# REQUIREMENT
Across the entries below, how many lines contain the string "that"? Give only the count.
## start DATA SECTION
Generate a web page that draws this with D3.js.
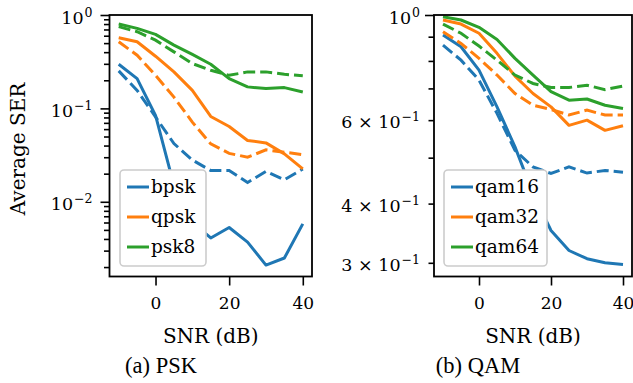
<!DOCTYPE html>
<html>
<meta charset="utf-8">
<head>
<script src="https://cdn.jsdelivr.net/npm/d3@7"></script>
<style>
body { margin: 0; background: #fff; }
text { font-family: "DejaVu Serif", serif; fill: #000; }
</style>
</head>
<body>
<div id="center"></div>
<script>
// SNR grid (dB)
var snr = [-10, -5, 0, 5, 10, 15, 20, 25, 30, 35, 40];

// PSK panel
var pskNames = ["bpsk", "qpsk", "psk8"];
var bpskSolid  = [0.297, 0.208, 0.084, 0.015, 0.006, 0.0041, 0.0053, 0.0037, 0.0021, 0.0025, 0.0058];
var bpskDashed = [0.252, 0.156, 0.081, 0.042, 0.028, 0.0216, 0.0216, 0.0161, 0.0212, 0.0172, 0.0225];
var qpskSolid  = [0.571, 0.517, 0.362, 0.246, 0.156, 0.082, 0.064, 0.0453, 0.0427, 0.0326, 0.0225];
var qpskDashed = [0.517, 0.371, 0.226, 0.132, 0.0713, 0.0417, 0.033, 0.030, 0.036, 0.034, 0.032];
var psk8Solid  = [0.80, 0.719, 0.62, 0.476, 0.378, 0.297, 0.208, 0.17, 0.163, 0.167, 0.15];
var psk8Dashed = [0.75, 0.662, 0.538, 0.403, 0.302, 0.256, 0.226, 0.246, 0.246, 0.232, 0.223];

// QAM panel
var qamNames = ["qam16", "qam32", "qam64"];
var qam16Solid  = [0.907, 0.857, 0.765, 0.64, 0.527, 0.42, 0.351, 0.3185, 0.306, 0.300, 0.2975];
var qam16Dashed = [0.864, 0.803, 0.729, 0.62, 0.518, 0.478, 0.463, 0.478, 0.464, 0.47, 0.466];
var qam32Solid  = [0.976, 0.957, 0.915, 0.83, 0.743, 0.683, 0.64, 0.585, 0.60, 0.571, 0.584];
var qam32Dashed = [0.922, 0.871, 0.81, 0.747, 0.683, 0.645, 0.632, 0.615, 0.63, 0.615, 0.615];
var qam64Solid  = [0.992, 0.976, 0.942, 0.888, 0.81, 0.747, 0.689, 0.661, 0.665, 0.645, 0.635];
var qam64Dashed = [0.957, 0.915, 0.86, 0.803, 0.747, 0.717, 0.703, 0.703, 0.711, 0.696, 0.708];

// ticks
var xTicks = [0, 20, 40];
var pskMajor = [1, 0.1, 0.01];
var pskMinor = [0.002, 0.003, 0.004, 0.005, 0.006, 0.007, 0.008, 0.009,
                0.02, 0.03, 0.04, 0.05, 0.06, 0.07, 0.08, 0.09,
                0.2, 0.3, 0.4, 0.5, 0.6, 0.7, 0.8, 0.9];
var qamMajor = [1];
var qamMinor = [0.3, 0.4, 0.5, 0.6, 0.7, 0.8, 0.9];
var qamMinorLabeled = [0.3, 0.4, 0.6];

var colors = ["#1f77b4", "#ff7f0e", "#2ca02c"];

var W = 633, H = 383;
var plotTop = 15, plotBottom = 276.5;

var svg = d3.select("#center").append("svg")
    .attr("width", W)
    .attr("height", H);

// write a tick label like 10^-1 or 6 x 10^-1 into a text node
function logLabel(sel, v) {
    var e = Math.floor(Math.log10(v) + 1e-9);
    var m = Math.round(v / Math.pow(10, e));
    sel.text(null);
    sel.append("tspan").text(m == 1 ? "10" : m + " \u00d7 10");
    sel.append("tspan")
        .attr("dy", -7)
        .attr("dx", 1)
        .style("font-size", "12.5px")
        .text(String(e).replace("-", "\u2212"));
}

function drawPanel(p) {
    var g = svg.append("g");

    var x = d3.scaleLinear().domain([-12.5, 42.5]).range([p.x0, p.x1]);
    var y = d3.scaleLog().domain(p.yDomain).range([plotBottom, plotTop]);

    var clipId = "clip" + p.id;
    svg.append("clipPath").attr("id", clipId)
        .append("rect")
        .attr("x", p.x0).attr("y", plotTop)
        .attr("width", p.x1 - p.x0).attr("height", plotBottom - plotTop);

    // x axis
    var xa = g.append("g")
        .attr("transform", "translate(0," + plotBottom + ")")
        .call(d3.axisBottom(x).tickValues(xTicks).tickSize(9).tickSizeOuter(0).tickPadding(11));
    xa.select(".domain").remove();
    xa.selectAll(".tick text").style("font-size", "17px").style("font-family", "DejaVu Serif");

    // y axis majors
    var ya = g.append("g")
        .attr("transform", "translate(" + p.x0 + ",0)")
        .call(d3.axisLeft(y).tickValues(p.major).tickSize(9).tickSizeOuter(0)
            .tickPadding(p.pad).tickFormat(function() { return ""; }));
    ya.select(".domain").remove();
    ya.selectAll(".tick text")
        .style("font-size", "17.5px").style("font-family", "DejaVu Serif")
        .attr("dy", 8)
        .each(function(d) { logLabel(d3.select(this), d); });

    // y axis minors
    var ym = g.append("g")
        .attr("transform", "translate(" + p.x0 + ",0)")
        .call(d3.axisLeft(y).tickValues(p.minor).tickSize(5.5).tickSizeOuter(0)
            .tickPadding(p.pad + 3.5).tickFormat(function() { return ""; }));
    ym.select(".domain").remove();
    ym.selectAll(".tick text")
        .style("font-size", "17.5px").style("font-family", "DejaVu Serif")
        .attr("dy", 7.5)
        .each(function(d) {
            if (p.minorLabeled.indexOf(d) >= 0) logLabel(d3.select(this), d);
        });

    g.selectAll(".tick line").attr("stroke", "#000").attr("stroke-width", 1.6);

    // curves
    var line = d3.line()
        .x(function(d, i) { return x(snr[i]); })
        .y(function(d) { return y(d); });

    var curves = g.append("g").attr("clip-path", "url(#" + clipId + ")");
    p.series.forEach(function(s, k) {
        curves.append("path")
            .attr("d", line(s.solid))
            .attr("fill", "none")
            .attr("stroke", colors[k])
            .attr("stroke-width", 3)
            .attr("stroke-linejoin", "round");
        curves.append("path")
            .attr("d", line(s.dashed))
            .attr("fill", "none")
            .attr("stroke", colors[k])
            .attr("stroke-width", 3)
            .attr("stroke-dasharray", "12,5");
    });

    // frame
    g.append("rect")
        .attr("x", p.x0).attr("y", plotTop)
        .attr("width", p.x1 - p.x0).attr("height", plotBottom - plotTop)
        .attr("fill", "none")
        .attr("stroke", "#000")
        .attr("stroke-width", 1.8);

    // legend
    var lg = g.append("g");
    lg.append("rect")
        .attr("x", p.legX).attr("y", 170)
        .attr("width", p.legW).attr("height", 96)
        .attr("rx", 4)
        .attr("fill", "#fff")
        .attr("stroke", "#cccccc")
        .attr("stroke-width", 1.6);
    p.names.forEach(function(n, k) {
        var ly = 187 + k * 30;
        lg.append("line")
            .attr("x1", p.legX + 7).attr("x2", p.legX + 29)
            .attr("y1", ly).attr("y2", ly)
            .attr("stroke", colors[k])
            .attr("stroke-width", 3);
        lg.append("text")
            .attr("x", p.legX + 31).attr("y", ly + 6)
            .style("font-size", "18.5px")
            .text(n);
    });

    // x label
    g.append("text")
        .attr("x", (p.x0 + p.x1) / 2).attr("y", 343)
        .attr("text-anchor", "middle")
        .style("font-size", "20px")
        .text("SNR (dB)");

    // caption
    g.append("text")
        .attr("x", p.capX).attr("y", 373)
        .attr("text-anchor", "middle")
        .style("font-family", "Liberation Serif")
        .style("font-size", "22.5px")
        .text(p.caption);
}

drawPanel({
    id: "psk", x0: 109.5, x1: 312, pad: 8,
    yDomain: [Math.pow(10, -2.8), 1],
    major: pskMajor, minor: pskMinor, minorLabeled: [],
    names: pskNames,
    series: [
        { solid: bpskSolid, dashed: bpskDashed },
        { solid: qpskSolid, dashed: qpskDashed },
        { solid: psk8Solid, dashed: psk8Dashed }
    ],
    legX: 120, legW: 86, capX: 161, caption: "(a) PSK"
});

drawPanel({
    id: "qam", x0: 434, x1: 632, pad: 5,
    yDomain: [0.2807, 1],
    major: qamMajor, minor: qamMinor, minorLabeled: qamMinorLabeled,
    names: qamNames,
    series: [
        { solid: qam16Solid, dashed: qam16Dashed },
        { solid: qam32Solid, dashed: qam32Dashed },
        { solid: qam64Solid, dashed: qam64Dashed }
    ],
    legX: 444, legW: 103, capX: 478, caption: "(b) QAM"
});

// y label
svg.append("text")
    .attr("transform", "translate(25,149) rotate(-90)")
    .attr("text-anchor", "middle")
    .style("font-size", "20px")
    .text("Average SER");
</script>
</body>
</html>
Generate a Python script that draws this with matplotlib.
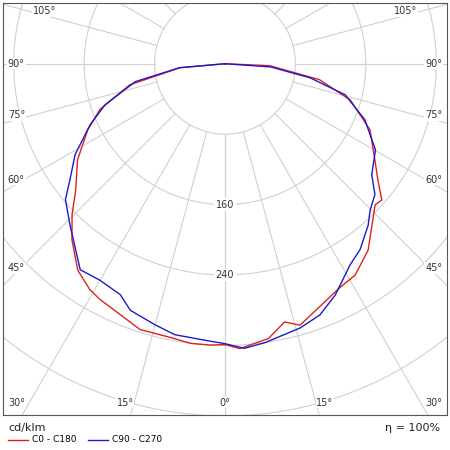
import matplotlib.pyplot as plt
import numpy as np

# C0 (right) / C180 (left), angles in degrees from nadir, values in cd/klm
red_right_ang = [0, 3, 9, 13, 16, 27, 31.6, 37.5, 46.8, 49, 52.8, 57.4, 65.5, 73.9, 80.4, 87.5, 90]
red_right_val = [319, 324, 316, 301, 309, 286, 282, 267, 234, 236, 218, 202, 181, 148, 109, 51, 0]
red_left_ang = [0, 3, 7, 11.4, 17.7, 28, 30.9, 35.5, 41, 45.4, 49.8, 56.9, 64.3, 70, 77.5, 85, 90]
red_left_val = [319, 320, 320, 317, 317, 303, 299, 288, 265, 244, 222, 200, 173, 151, 111, 51, 0]
# C90 (right) / C270 (left)
blue_right_ang = [0, 3.9, 8.2, 15.9, 20.7, 25.5, 31.9, 36, 41.6, 44.8, 48.9, 52.9, 60.2, 68.2, 75.5, 80.6, 86, 90]
blue_right_val = [318, 324, 320, 312, 305, 291, 269, 261, 245, 234, 226, 209, 197, 171, 141, 98, 52, 0]
blue_left_ang = [0, 4, 10.5, 15, 21, 24.4, 30, 35.1, 43.9, 49.6, 53.2, 58.8, 65.7, 71.1, 78.7, 85, 90]
blue_left_val = [318, 315, 313, 307, 300, 288, 284, 286, 254, 238, 220, 199, 168, 144, 104, 52, 0]

rings = [80, 160, 240, 320, 400, 480]
ring_labels = {160: '160', 240: '240'}
label_angles = [0, 15, 30, 45, 60, 75, 90, 105]

fig = plt.figure(figsize=(4.5, 4.5), dpi=100)
ax = fig.add_axes([3 / 450, 35 / 450, 444 / 450, 412 / 450])
xmin, xmax, ymin, ymax = -252, 252, -399, 69
ax.set_xlim(xmin, xmax)
ax.set_ylim(ymin, ymax)
ax.set_aspect('equal')
ax.set_xticks([])
ax.set_yticks([])
for s in ax.spines.values():
    s.set_color('#555555')
    s.set_linewidth(0.8)

grid = '#d0d0d0'
t = np.linspace(0, 2 * np.pi, 400)
for r in rings:
    ax.plot(r * np.cos(t), r * np.sin(t), color=grid, lw=0.8, zorder=1)
for a in range(0, 181, 15):
    th = np.radians(a)
    for sgn in (1, -1):
        x0, y0 = 80 * np.sin(th) * sgn, -80 * np.cos(th)
        ax.plot([x0, 700 * np.sin(th) * sgn], [y0, -700 * np.cos(th)], color=grid, lw=0.8, zorder=1)

for r, lab in ring_labels.items():
    ax.text(0, -r, lab, ha='center', va='center', fontsize=7, color='#333333',
            bbox=dict(facecolor='white', edgecolor='none', pad=1), zorder=2)

# angle labels on the frame
inset_x, inset_y = 15, 14
for a in label_angles:
    th = np.radians(a)
    dx, dy = np.sin(th), -np.cos(th)
    cands = []
    if dx > 1e-9:
        cands.append(((xmax - inset_x) / dx, 'side'))
    if dy < -1e-9:
        cands.append(((ymin + inset_y) / dy, 'bottom'))
    if dy > 1e-9:
        cands.append(((ymax - inset_y) / dy, 'top'))
    s, edge = min(cands)
    lx, ly = s * dx, s * dy
    if edge == 'bottom':
        lx = min(lx * 1.1, xmax - inset_x)
    elif a not in (90,):
        ly += 5
    for sgn in ((1, -1) if a else (1,)):
        ax.text(sgn * lx, ly, f'{a}°', ha='center', va='center', fontsize=7,
                color='#333333', bbox=dict(facecolor='white', edgecolor='none', pad=0.5), zorder=2)


def curve(la, lv, ra, rv):
    la, lv, ra, rv = map(np.array, (la, lv, ra, rv))
    x = np.concatenate([-lv[::-1] * np.sin(np.radians(la[::-1])), rv * np.sin(np.radians(ra))])
    y = np.concatenate([-lv[::-1] * np.cos(np.radians(la[::-1])), -rv * np.cos(np.radians(ra))])
    return x, y


bx, by = curve(blue_left_ang, blue_left_val, blue_right_ang, blue_right_val)
rx, ry = curve(red_left_ang, red_left_val, red_right_ang, red_right_val)
ax.plot(rx, ry, color='#e02020', lw=1.0, zorder=3)
ax.plot(bx, by, color='#1a1acc', lw=1.0, zorder=3)

fig.text(8 / 450, 1 - 428 / 450, 'cd/klm', fontsize=8, va='center', color='#222222')
fig.text(440 / 450, 1 - 428 / 450, 'η = 100%', fontsize=8, va='center', ha='right', color='#222222')
fig.lines.append(plt.Line2D([8 / 450, 28 / 450], [1 - 440 / 450] * 2, color='#e02020', lw=1, transform=fig.transFigure))
fig.text(32 / 450, 1 - 440 / 450, 'C0 - C180', fontsize=6.5, va='center')
fig.lines.append(plt.Line2D([88 / 450, 108 / 450], [1 - 440 / 450] * 2, color='#1a1acc', lw=1, transform=fig.transFigure))
fig.text(112 / 450, 1 - 440 / 450, 'C90 - C270', fontsize=6.5, va='center')

fig.savefig('out.png', dpi=100)
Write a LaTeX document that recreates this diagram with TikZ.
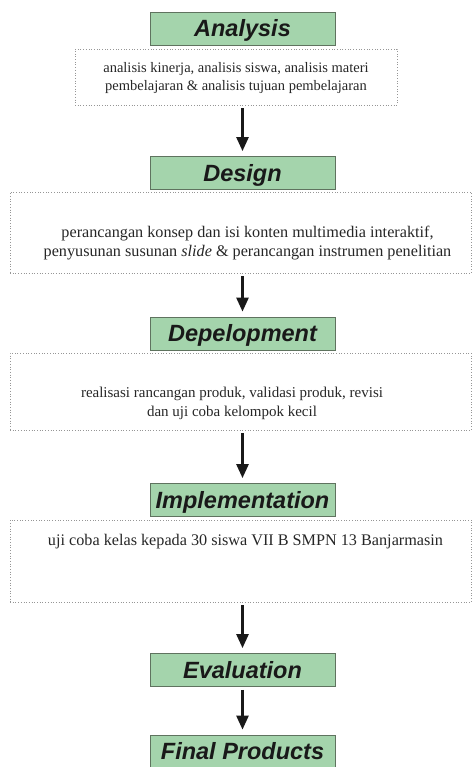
## end DATA SECTION
# RESULT OF THIS EXERCISE
3